What you need to know…
- The burgeoning village of Noordhoek is a 5-minute drive from the property, with the main shopping centre for all convenience stores being a 5-minute drive in the other direction. Cape Town’s city centre is no more than a 45-minute drive away, along one of the most scenic routes in the world.
- Kinghorn’s Retreat has been specifically designed – by Janda MacDonald of Janda MacDonald Architects – to be eco-conscious and blend entirely into nature. Solar geysers, outdoor showers, gas stoves and wood-burning fireplaces are used for natural heating and cooking.
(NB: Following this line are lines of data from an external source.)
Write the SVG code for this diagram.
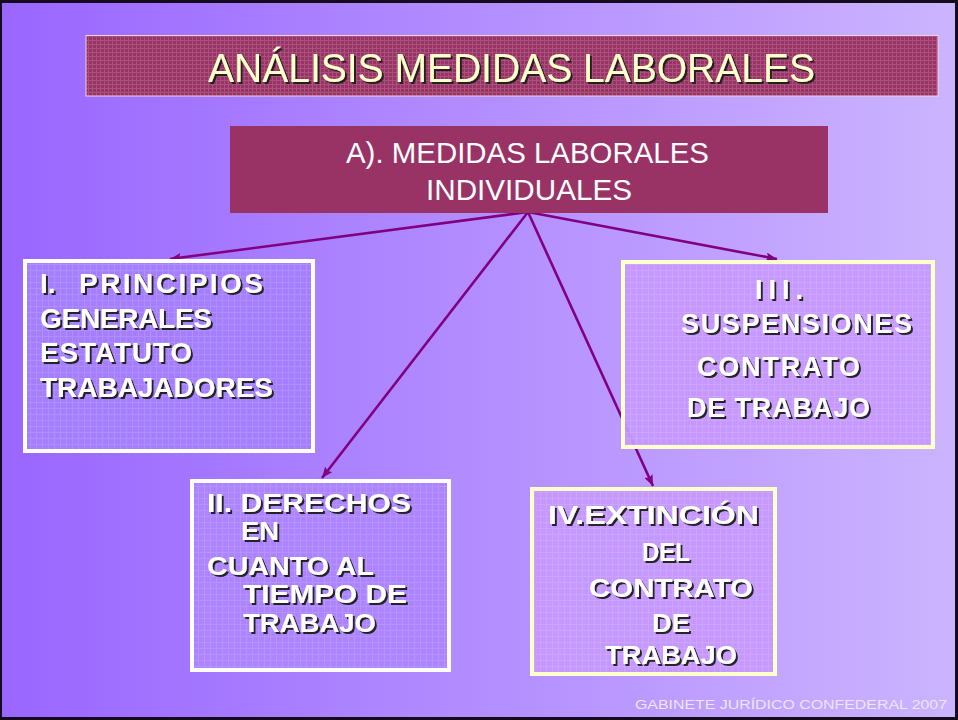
<svg xmlns="http://www.w3.org/2000/svg" width="958" height="720" viewBox="0 0 958 720">
<defs>
<linearGradient id="bg" x1="0" y1="0" x2="1" y2="0">
<stop offset="0" stop-color="#9966ff"/>
<stop offset="1" stop-color="#ccb4ff"/>
</linearGradient>
<pattern id="gridTitle" width="4" height="4" patternUnits="userSpaceOnUse">
<rect width="4" height="4" fill="#993366"/>
<path d="M0,0.5 H4 M0.5,0 V4" stroke="#b0668a" stroke-width="1" opacity="0.6"/>
</pattern>
<pattern id="gridBox" width="6" height="6" patternUnits="userSpaceOnUse">
<path d="M0,0.5 H6 M0.5,0 V6" stroke="#ffffff" stroke-width="1" opacity="0.12"/>
</pattern>
<marker id="arr" markerUnits="userSpaceOnUse" markerWidth="12" markerHeight="9" refX="11" refY="4.5" orient="auto">
<path d="M0,0 L11,4.5 L0,9 L2,4.5 Z" fill="#800080"/>
</marker>
<filter id="sh" x="-10%" y="-20%" width="120%" height="150%">
<feDropShadow dx="2" dy="2" stdDeviation="0.3" flood-color="#1a1a1a" flood-opacity="0.95"/>
</filter>
</defs>
<style>
.bold{font-family:"Liberation Sans",Arial,sans-serif;font-weight:bold;fill:#ffffff;filter:url(#sh)}
.cond{font-family:"Liberation Sans",Arial,sans-serif;fill:#ffffff}
.conn{stroke:#800080;stroke-width:2.6;fill:none;marker-end:url(#arr)}
.wbox{stroke:#ffffff;stroke-width:4}
.ybox{stroke:#ffffcc;stroke-width:4}
</style>
<rect x="0" y="0" width="958" height="720" fill="#140c1c"/>
<rect x="2" y="3" width="953" height="714" fill="url(#bg)"/>

<g id="title">
<rect x="86" y="35.5" width="852" height="60.5" fill="url(#gridTitle)" stroke="#f0d0e0" stroke-width="1"/>
<text x="208" y="82" font-family="'Liberation Sans',Arial,sans-serif" font-size="40" fill="#ffffcc" filter="url(#sh)" textLength="607" lengthAdjust="spacingAndGlyphs">ANÁLISIS MEDIDAS LABORALES</text>
</g>

<g id="connectors">
<line class="conn" x1="528" y1="212" x2="170" y2="259"/>
<line class="conn" x1="528" y1="212" x2="322" y2="478"/>
<line class="conn" x1="528" y1="212" x2="777" y2="259"/>
<line class="conn" x1="528" y1="212" x2="653" y2="486"/>
</g>

<g id="nodeA">
<rect x="230" y="126" width="598" height="87" fill="#993366"/>
<text class="cond" x="346" y="163" font-size="29.5" textLength="363" lengthAdjust="spacingAndGlyphs">A). MEDIDAS LABORALES</text>
<text class="cond" x="426" y="200" font-size="29.5" textLength="206" lengthAdjust="spacingAndGlyphs">INDIVIDUALES</text>
</g>

<g id="nodeI">
<rect class="wbox" x="25" y="261" width="288" height="190" fill="#a47eff"/>
<rect x="27" y="263" width="284" height="186" fill="url(#gridBox)"/>
<text class="bold" y="293" font-size="28"><tspan x="40">I.</tspan><tspan x="79" textLength="184">PRINCIPIOS</tspan></text>
<text class="bold" x="40" y="328" font-size="28" textLength="172">GENERALES</text>
<text class="bold" x="40" y="362" font-size="28" textLength="152">ESTATUTO</text>
<text class="bold" x="40" y="397" font-size="28" textLength="233">TRABAJADORES</text>
</g>

<g id="nodeII">
<rect class="wbox" x="192" y="481" width="257" height="189" fill="#ac84ff"/>
<rect x="194" y="483" width="253" height="185" fill="url(#gridBox)"/>
<text class="bold" x="207" y="512" font-size="26" textLength="204" lengthAdjust="spacingAndGlyphs">II. DERECHOS</text>
<text class="bold" x="241" y="540" font-size="26" textLength="38" lengthAdjust="spacingAndGlyphs">EN</text>
<text class="bold" x="207" y="575" font-size="26" textLength="167" lengthAdjust="spacingAndGlyphs">CUANTO AL</text>
<text class="bold" x="243" y="603" font-size="26" textLength="164" lengthAdjust="spacingAndGlyphs">TIEMPO DE</text>
<text class="bold" x="243" y="632" font-size="26" textLength="133" lengthAdjust="spacingAndGlyphs">TRABAJO</text>
</g>

<g id="nodeIII">
<rect class="ybox" x="623" y="262" width="310" height="185" fill="#c698ff" fill-opacity="0.93"/>
<rect x="625" y="264" width="306" height="181" fill="url(#gridBox)"/>
<text class="bold" x="755" y="299" font-size="27" textLength="48">III.</text>
<text class="bold" x="681" y="333" font-size="27" textLength="231">SUSPENSIONES</text>
<text class="bold" x="697" y="376" font-size="27" textLength="163">CONTRATO</text>
<text class="bold" x="687" y="417" font-size="27" textLength="183">DE TRABAJO</text>
</g>

<g id="nodeIV">
<rect class="ybox" x="532" y="489" width="243" height="185" fill="#c698ff" fill-opacity="0.93"/>
<rect x="534" y="491" width="239" height="181" fill="url(#gridBox)"/>
<text class="bold" x="548" y="524" font-size="26" textLength="211" lengthAdjust="spacingAndGlyphs">IV.EXTINCIÓN</text>
<text class="bold" x="642" y="561" font-size="26" textLength="48" lengthAdjust="spacingAndGlyphs">DEL</text>
<text class="bold" x="589" y="597" font-size="26" textLength="164" lengthAdjust="spacingAndGlyphs">CONTRATO</text>
<text class="bold" x="652" y="632" font-size="26" textLength="38" lengthAdjust="spacingAndGlyphs">DE</text>
<text class="bold" x="605" y="664" font-size="26" textLength="132" lengthAdjust="spacingAndGlyphs">TRABAJO</text>
</g>

<g id="footer">
<text x="635" y="709" font-family="'Liberation Sans',Arial,sans-serif" font-size="12.5" fill="#ece6ff" textLength="312" lengthAdjust="spacingAndGlyphs">GABINETE JURÍDICO CONFEDERAL 2007</text>
</g>
</svg>
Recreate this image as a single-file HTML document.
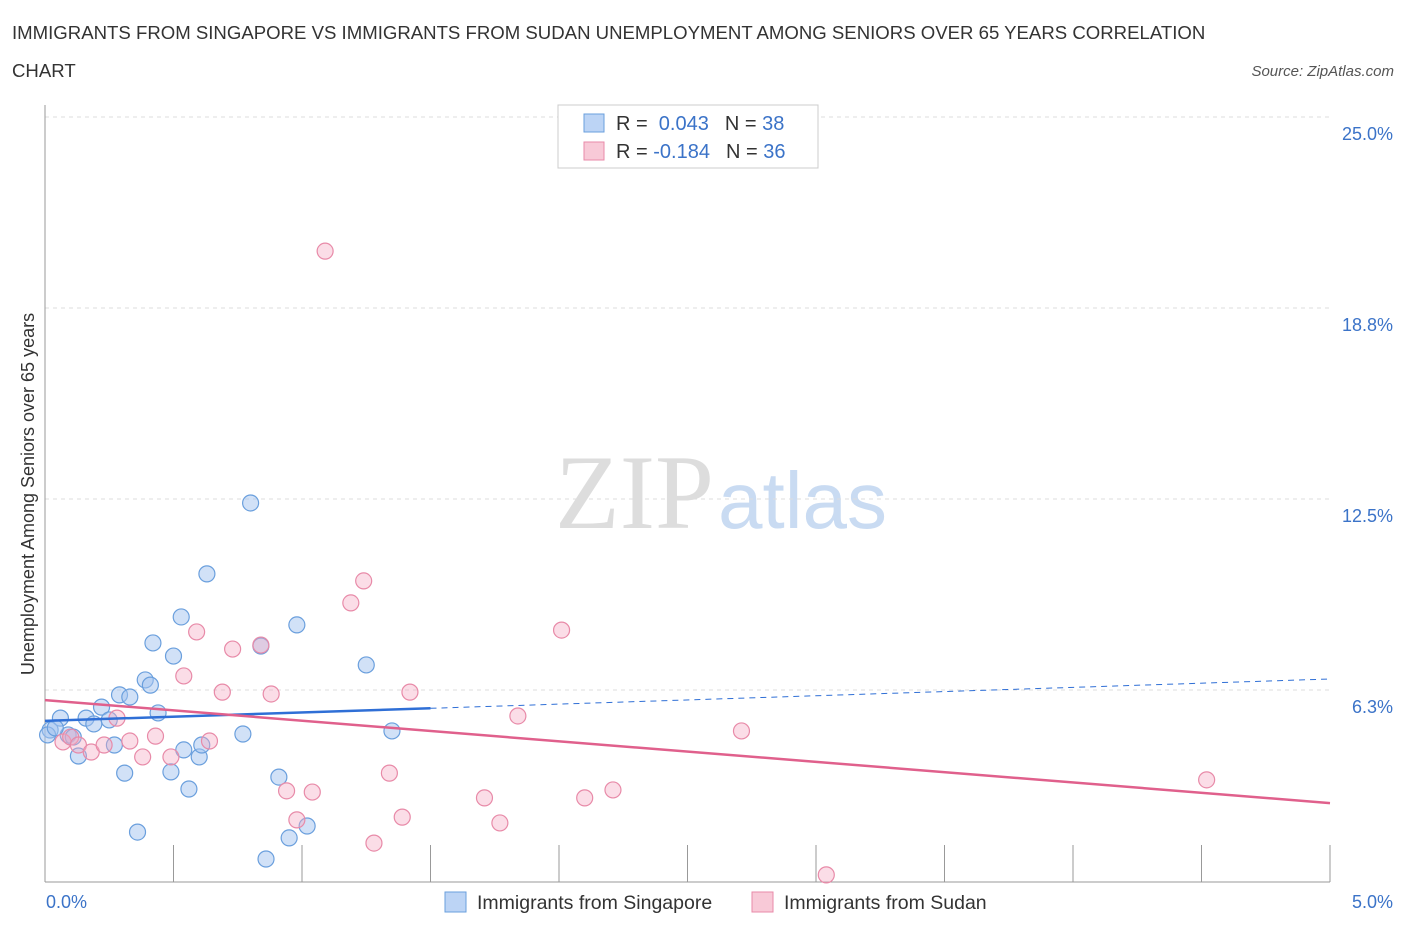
<!DOCTYPE html>
<html><head><meta charset="utf-8"><style>
body{margin:0;background:#fff;font-family:"Liberation Sans",sans-serif}
</style></head><body>
<svg width="1406" height="930" xmlns="http://www.w3.org/2000/svg" font-family="Liberation Sans, sans-serif">
<text x="12" y="39" font-size="18.6" fill="#333">IMMIGRANTS FROM SINGAPORE VS IMMIGRANTS FROM SUDAN UNEMPLOYMENT AMONG SENIORS OVER 65 YEARS CORRELATION</text>
<text x="12" y="77" font-size="18.6" fill="#333">CHART</text>
<text x="1394" y="76" font-size="15" font-style="italic" fill="#555" text-anchor="end">Source: ZipAtlas.com</text>
<text x="555" y="528" font-size="106" font-family="Liberation Serif, serif" fill="#ddd">ZIP</text>
<text x="718" y="528" font-size="80" fill="#c9dbf2">atlas</text>
<g id="grid"></g>
<g id="marks"></g>
<text transform="translate(34,494) rotate(-90)" font-size="18" fill="#333" text-anchor="middle">Unemployment Among Seniors over 65 years</text>
<text x="46" y="908" font-size="18" fill="#3b73c8">0.0%</text>
<text x="1393" y="908" font-size="18" fill="#3b73c8" text-anchor="end">5.0%</text>
<g>
<rect x="558" y="105" width="260" height="63" fill="#fff" stroke="#ccc"/>
<rect x="584" y="114" width="20" height="18" fill="#bcd4f5" stroke="#6a9fdd"/>
<rect x="584" y="142" width="20" height="18" fill="#f8c9d7" stroke="#e88aa8"/>
<text x="616" y="130" font-size="20" fill="#333">R = <tspan fill="#3b73c8">&#160;0.043</tspan><tspan dx="16">N = </tspan><tspan fill="#3b73c8">38</tspan></text>
<text x="616" y="158" font-size="20" fill="#333">R = <tspan fill="#3b73c8">-0.184</tspan><tspan dx="16">N = </tspan><tspan fill="#3b73c8">36</tspan></text>
</g>
<g>
<rect x="445" y="892" width="21" height="20" fill="#bcd4f5" stroke="#6a9fdd"/>
<text x="477" y="909" font-size="19.5" fill="#333">Immigrants from Singapore</text>
<rect x="752" y="892" width="21" height="20" fill="#f8c9d7" stroke="#e88aa8"/>
<text x="784" y="909" font-size="19.5" fill="#333">Immigrants from Sudan</text>
</g>
</svg>
<script>
const yTicks=[25.0,18.8,12.5,6.3];
const yTickVals=[25,18.75,12.5,6.25];
const xTickVals=[0.5,1,1.5,2,2.5,3,3.5,4,4.5,5];
const blueX=[0.02,0.06,0.09,0.11,0.13,0.16,0.19,0.22,0.25,0.27,0.29,0.31,0.33,0.36,0.39,0.41,0.42,0.44,0.49,0.50,0.53,0.54,0.56,0.60,0.61,0.63,0.77,0.80,0.84,0.86,0.91,0.95,0.98,1.02,1.25,1.35,0.01,0.04];
const blueY=[4.94,5.33,4.78,4.71,4.09,5.33,5.14,5.69,5.27,4.45,6.09,3.53,6.02,1.60,6.58,6.41,7.79,5.50,3.57,7.36,8.64,4.29,3.01,4.06,4.45,10.05,4.81,12.37,7.69,0.72,3.40,1.41,8.38,1.80,7.07,4.91,4.78,5.01];
const pinkX=[0.07,0.10,0.13,0.18,0.23,0.28,0.33,0.38,0.43,0.49,0.54,0.59,0.64,0.69,0.73,0.84,0.88,0.94,0.98,1.04,1.09,1.19,1.24,1.28,1.34,1.39,1.42,1.71,1.77,1.84,2.01,2.10,2.21,2.71,3.04,4.52];
const pinkY=[4.55,4.71,4.45,4.22,4.45,5.33,4.58,4.06,4.74,4.06,6.71,8.15,4.58,6.18,7.59,7.72,6.12,2.95,2.00,2.91,20.61,9.10,9.82,1.24,3.53,2.09,6.18,2.72,1.90,5.40,8.21,2.72,2.98,4.91,0.20,3.31];
const blueTrend=[5.24,6.61];
const pinkTrend=[5.92,2.55];
const NS='http://www.w3.org/2000/svg';
const X=v=>45+v*257;
const Y=v=>881-v*30.56;
function mk(t,a,p){const e=document.createElementNS(NS,t);for(const k in a)e.setAttribute(k,a[k]);p.appendChild(e);return e;}
const grid=document.getElementById('grid'),marks=document.getElementById('marks');
yTickVals.forEach((v,i)=>{
 const l=mk('line',{x1:45,x2:1330,y1:Y(v),y2:Y(v),stroke:'#ddd','stroke-dasharray':'4,4'},grid);
 
 
 const t=mk('text',{x:1393,y:Y(v)+23,'font-size':18,fill:'#3b73c8','text-anchor':'end'},grid);
 t.textContent=yTicks[i].toFixed(1)+'%';
 
 
});
const ax=mk('line',{x1:45,x2:45,y1:105,y2:882,stroke:'#999'},grid);


const bx=mk('line',{x1:45,x2:1330,y1:882,y2:882,stroke:'#999'},grid);


xTickVals.forEach(v=>{
 const l=mk('line',{x1:X(v),x2:X(v),y1:845,y2:882,stroke:'#999'},grid);
 
 
});
blueX.forEach((v,i)=>{
 const c=mk('circle',{cx:X(v),cy:Y(blueY[i]),r:8,fill:'rgba(164,196,240,0.5)',stroke:'#6a9fdd','stroke-width':1.2},marks);
 
 
});
pinkX.forEach((v,i)=>{
 const c=mk('circle',{cx:X(v),cy:Y(pinkY[i]),r:8,fill:'rgba(244,170,195,0.4)',stroke:'#e88aa8','stroke-width':1.2},marks);
 
 
});
const bAt=x=>blueTrend[0]+(blueTrend[1]-blueTrend[0])*x/5;
const t1=mk('line',{x1:X(0),y1:Y(bAt(0)),x2:X(1.5),y2:Y(bAt(1.5)),stroke:'#2f6fd6','stroke-width':2.5},marks);


const t2=mk('line',{x1:X(1.5),y1:Y(bAt(1.5)),x2:X(5),y2:Y(bAt(5)),stroke:'#2f6fd6','stroke-width':1,'stroke-dasharray':'6,5'},marks);


const t3=mk('line',{x1:X(0),y1:Y(pinkTrend[0]),x2:X(5),y2:Y(pinkTrend[1]),stroke:'#e0608c','stroke-width':2.5},marks);


</script>
</body></html>
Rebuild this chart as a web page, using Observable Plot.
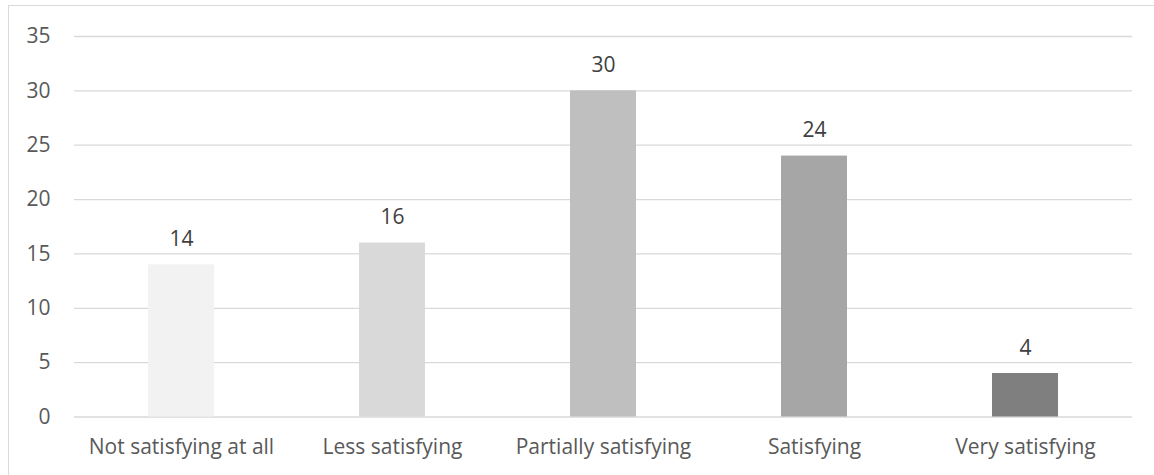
<!DOCTYPE html>
<html>
<head>
<meta charset="utf-8">
<script src="https://cdn.jsdelivr.net/npm/d3@7"></script>
<script src="https://cdn.jsdelivr.net/npm/@observablehq/plot@0.6"></script>
<style>
  html, body { margin: 0; padding: 0; background: #fff; }
  #wrap { position: relative; width: 1154px; height: 475px; overflow: hidden; }
  #frame { position: absolute; left: 8px; top: 5px; width: 1200px; height: 520px; border: 1px solid #d9d9d9; box-sizing: border-box; }
  #chart { position: absolute; left: 0; top: 0; }
</style>
</head>
<body>
<div id="wrap"><div id="frame"></div><div id="chart"></div></div>
<script>
const categories = ["Not satisfying at all", "Less satisfying", "Partially satisfying", "Satisfying", "Very satisfying"];
const values = [14, 16, 30, 24, 4];
const colors = ["#f2f2f2", "#d9d9d9", "#bfbfbf", "#a6a6a6", "#7f7f7f"];
const yTicks = [0, 5, 10, 15, 20, 25, 30, 35];

const data = categories.map((c, i) => ({category: c, value: values[i], color: colors[i]}));

const chart = Plot.plot({
  width: 1154,
  height: 475,
  marginLeft: 74,
  marginRight: 22,
  marginTop: 36,
  marginBottom: 58.5,
  style: {fontFamily: "'Open Sans', sans-serif", fontSize: "21px", color: "#595959", background: "transparent"},
  x: {domain: categories, paddingInner: 0.685, paddingOuter: 0.3425, label: null},
  y: {domain: [0, 35], ticks: yTicks, label: null},
  marks: [
    Plot.gridY(yTicks, {stroke: "#d9d9d9", strokeOpacity: 1, strokeWidth: 1.3}),
    Plot.barY(data, {x: "category", y: "value", fill: "color"}),
    Plot.axisY(yTicks, {tickSize: 0, tickPadding: 24, fontSize: 21, fill: "#595959", label: null}),
    Plot.axisX({tickSize: 0, tickPadding: 22.5, fontSize: 21, fill: "#595959", label: null}),
    Plot.text(data, {x: "category", y: "value", text: d => String(d.value), dy: -25.5, fontSize: 21, fill: "#404040"})
  ]
});
document.getElementById("chart").appendChild(chart);
</script>
</body>
</html>
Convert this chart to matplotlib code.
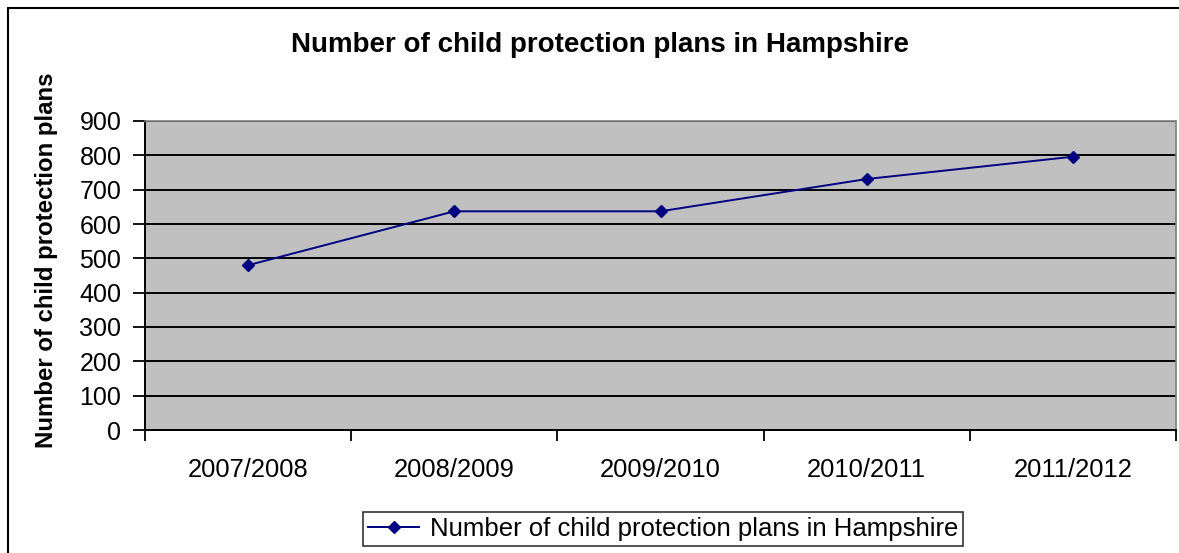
import numpy as np
import matplotlib
matplotlib.use("Agg")
import matplotlib.pyplot as plt
from matplotlib.patches import Rectangle

plt.rcParams['font.family'] = ['Liberation Sans', 'DejaVu Sans']

years = ['2007/2008', '2008/2009', '2009/2010', '2010/2011', '2011/2012']
plans = [480, 637, 637, 731, 796]
y_ticks = np.arange(0, 901, 100)

series_name = 'Number of child protection plans in Hampshire'
navy = '#000080'

fig = plt.figure(figsize=(11.79, 5.53), dpi=100)

# outer chart frame
fig.patches.append(Rectangle((8 / 1179, -0.05), 1.1, 1 - 8 / 553 + 0.05,
                             transform=fig.transFigure, fill=False,
                             edgecolor='black', linewidth=1.5))

ax = fig.add_axes([145 / 1179, 1 - 430 / 553, 1031 / 1179, 309 / 553])
ax.set_facecolor('#c0c0c0')

x = np.arange(len(years))
ax.plot(x, plans, color=navy, linewidth=1.4, marker='D', markersize=6.5,
        markerfacecolor=navy, markeredgecolor=navy, label=series_name,
        zorder=3)

ax.set_xlim(-0.5, len(years) - 0.5)
ax.set_ylim(0, 900)
ax.set_yticks(y_ticks)
ax.yaxis.grid(True, color='black', linewidth=1.4)
ax.set_axisbelow(True)

# category labels in the middle, tick marks on the boundaries
ax.set_xticks(x)
ax.set_xticklabels(years, fontsize=18.4)
ax.tick_params(axis='x', which='major', length=0, pad=20)
ax.set_xticks(np.arange(-0.5, len(years)), minor=True)
ax.tick_params(axis='x', which='minor', length=8, width=1.3, direction='out',
               color='black')
ax.tick_params(axis='y', length=9, width=1.3, labelsize=18, pad=8,
               color='black')

for side in ['top', 'right']:
    ax.spines[side].set_color('#808080')
    ax.spines[side].set_linewidth(1.2)
for side in ['left', 'bottom']:
    ax.spines[side].set_color('black')
    ax.spines[side].set_linewidth(1.4)

fig.text(600 / 1179, 1 - 45 / 553, series_name, ha='center', va='center',
         fontsize=20, fontweight='bold')
fig.text(47 / 1179, 1 - 260 / 553, 'Number of child protection plans',
         rotation=90, ha='center', va='center', fontsize=17.3,
         fontweight='bold')

leg = fig.legend(loc='center', bbox_to_anchor=(663 / 1179, 1 - 529 / 553),
                 fontsize=18.5, frameon=True, fancybox=False, shadow=False,
                 handlelength=2.0, handletextpad=0.4, borderpad=0.2,
                 borderaxespad=0)
leg.get_frame().set_edgecolor('black')
leg.get_frame().set_linewidth(1.2)

fig.savefig('out.png', dpi=100, facecolor='white')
- There is a lot of literature about the ethos of the garden, its sustainability and conservation approach by the owners and what matters most, at the property. Years of love and labour have been put into establishing the ecosystem of the garden and all of its diverse plant species that co-exist harmoniously on the property. Including an exceptionally rate plant species – The Silver Tree (Leucadendron argenteum), that is almost extinct in the world.